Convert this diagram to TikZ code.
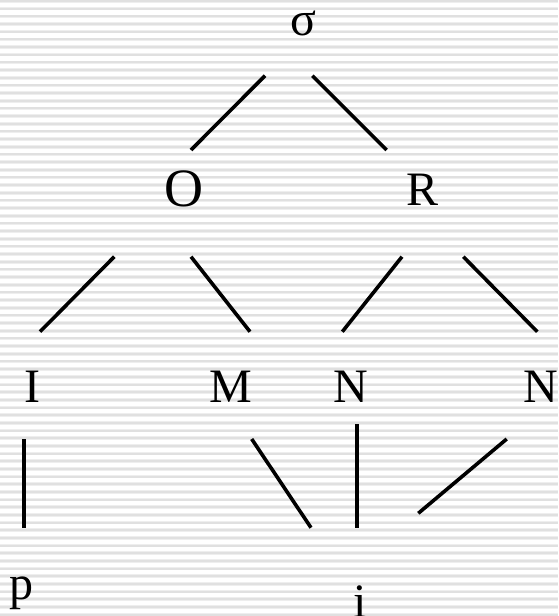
\documentclass[tikz,border=0pt]{standalone}
\usepackage{fontspec}
\setmainfont{Liberation Serif}
\definecolor{stripe}{RGB}{224,224,224}
\definecolor{stripeedge}{RGB}{238,238,238}
\begin{document}
\begin{tikzpicture}[x=1pt,y=-1pt,
  lbl/.style={inner sep=0pt,anchor=base,font=\fontsize{48}{58}\selectfont},
  big/.style={inner sep=0pt,anchor=base,font=\fontsize{54}{64}\selectfont},
  edge/.style={line width=3.6pt,black}]
\useasboundingbox (0,0) rectangle (558,616);
\fill[white] (0,0) rectangle (558,616);
\foreach \i in {0,...,80}{
  \draw[stripeedge,line width=3.6pt] (0,1+7.67*\i) -- (558,1+7.67*\i);
  \draw[stripe,line width=2pt] (0,1+7.67*\i) -- (558,1+7.67*\i);
}
% nodes
\node[lbl] (s) at (303.5,35.7) {σ};
\node[big] (O) at (183.6,206.8) {O};
\node[lbl] (R) at (423,205.7) {R};
\node[lbl] (I) at (32,402) {I};
\node[lbl] (M) at (230.7,402) {M};
\node[lbl] (N1) at (350.5,402) {N};
\node[lbl] (N2) at (541,402) {N};
\node[lbl] (p) at (21.5,599) {p};
\node[lbl] (i) at (360.5,617) {i};
% connector end points
\coordinate (sO1) at (265,75.7);  \coordinate (sO2) at (191,150);
\coordinate (sR1) at (312.3,75.7); \coordinate (sR2) at (386.7,150);
\coordinate (OI1) at (114.3,256.7); \coordinate (OI2) at (40,331.7);
\coordinate (OM1) at (191,256.7); \coordinate (OM2) at (250,331.7);
\coordinate (RN1a) at (402,256.7); \coordinate (RN1b) at (342.3,331.7);
\coordinate (RN2a) at (463.3,256.7); \coordinate (RN2b) at (537.3,331.7);
\coordinate (Ip1) at (24,439); \coordinate (Ip2) at (24,528.3);
\coordinate (Mi1) at (251.7,439); \coordinate (Mi2) at (311,527.7);
\coordinate (N1i1) at (356.7,424); \coordinate (N1i2) at (356.7,528);
\coordinate (N2i1) at (506.7,439); \coordinate (N2i2) at (418.3,513.3);
\draw[edge] (sO1) -- (sO2);
\draw[edge] (sR1) -- (sR2);
\draw[edge] (OI1) -- (OI2);
\draw[edge] (OM1) -- (OM2);
\draw[edge] (RN1a) -- (RN1b);
\draw[edge] (RN2a) -- (RN2b);
\draw[edge] (Ip1) -- (Ip2);
\draw[edge] (Mi1) -- (Mi2);
\draw[edge] (N1i1) -- (N1i2);
\draw[edge] (N2i1) -- (N2i2);
\end{tikzpicture}
\end{document}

——————————

Reproduce every line above as written, skipping pictures.

Convert this diagram to TikZ code.
\documentclass[tikz,border=0pt]{standalone}
\usepackage{fontspec}
\setmainfont{Liberation Serif}
\definecolor{stripe}{RGB}{224,224,224}
\definecolor{stripeedge}{RGB}{238,238,238}
\begin{document}
\begin{tikzpicture}[x=1pt,y=-1pt,
  lbl/.style={inner sep=0pt,anchor=base,font=\fontsize{48}{58}\selectfont},
  big/.style={inner sep=0pt,anchor=base,font=\fontsize{54}{64}\selectfont},
  edge/.style={line width=3.6pt,black}]
\useasboundingbox (0,0) rectangle (558,616);
\fill[white] (0,0) rectangle (558,616);
\foreach \i in {0,...,80}{
  \draw[stripeedge,line width=3.6pt] (0,1+7.67*\i) -- (558,1+7.67*\i);
  \draw[stripe,line width=2pt] (0,1+7.67*\i) -- (558,1+7.67*\i);
}
% nodes
\node[lbl] (s) at (303.5,35.7) {σ};
\node[big] (O) at (183.6,206.8) {O};
\node[lbl] (R) at (423,205.7) {R};
\node[lbl] (I) at (32,402) {I};
\node[lbl] (M) at (230.7,402) {M};
\node[lbl] (N1) at (350.5,402) {N};
\node[lbl] (N2) at (541,402) {N};
\node[lbl] (p) at (21.5,599) {p};
\node[lbl] (i) at (360.5,617) {i};
% connector end points
\coordinate (sO1) at (265,75.7);  \coordinate (sO2) at (191,150);
\coordinate (sR1) at (312.3,75.7); \coordinate (sR2) at (386.7,150);
\coordinate (OI1) at (114.3,256.7); \coordinate (OI2) at (40,331.7);
\coordinate (OM1) at (191,256.7); \coordinate (OM2) at (250,331.7);
\coordinate (RN1a) at (402,256.7); \coordinate (RN1b) at (342.3,331.7);
\coordinate (RN2a) at (463.3,256.7); \coordinate (RN2b) at (537.3,331.7);
\coordinate (Ip1) at (24,439); \coordinate (Ip2) at (24,528.3);
\coordinate (Mi1) at (251.7,439); \coordinate (Mi2) at (311,527.7);
\coordinate (N1i1) at (356.7,424); \coordinate (N1i2) at (356.7,528);
\coordinate (N2i1) at (506.7,439); \coordinate (N2i2) at (418.3,513.3);
\draw[edge] (sO1) -- (sO2);
\draw[edge] (sR1) -- (sR2);
\draw[edge] (OI1) -- (OI2);
\draw[edge] (OM1) -- (OM2);
\draw[edge] (RN1a) -- (RN1b);
\draw[edge] (RN2a) -- (RN2b);
\draw[edge] (Ip1) -- (Ip2);
\draw[edge] (Mi1) -- (Mi2);
\draw[edge] (N1i1) -- (N1i2);
\draw[edge] (N2i1) -- (N2i2);
\end{tikzpicture}
\end{document}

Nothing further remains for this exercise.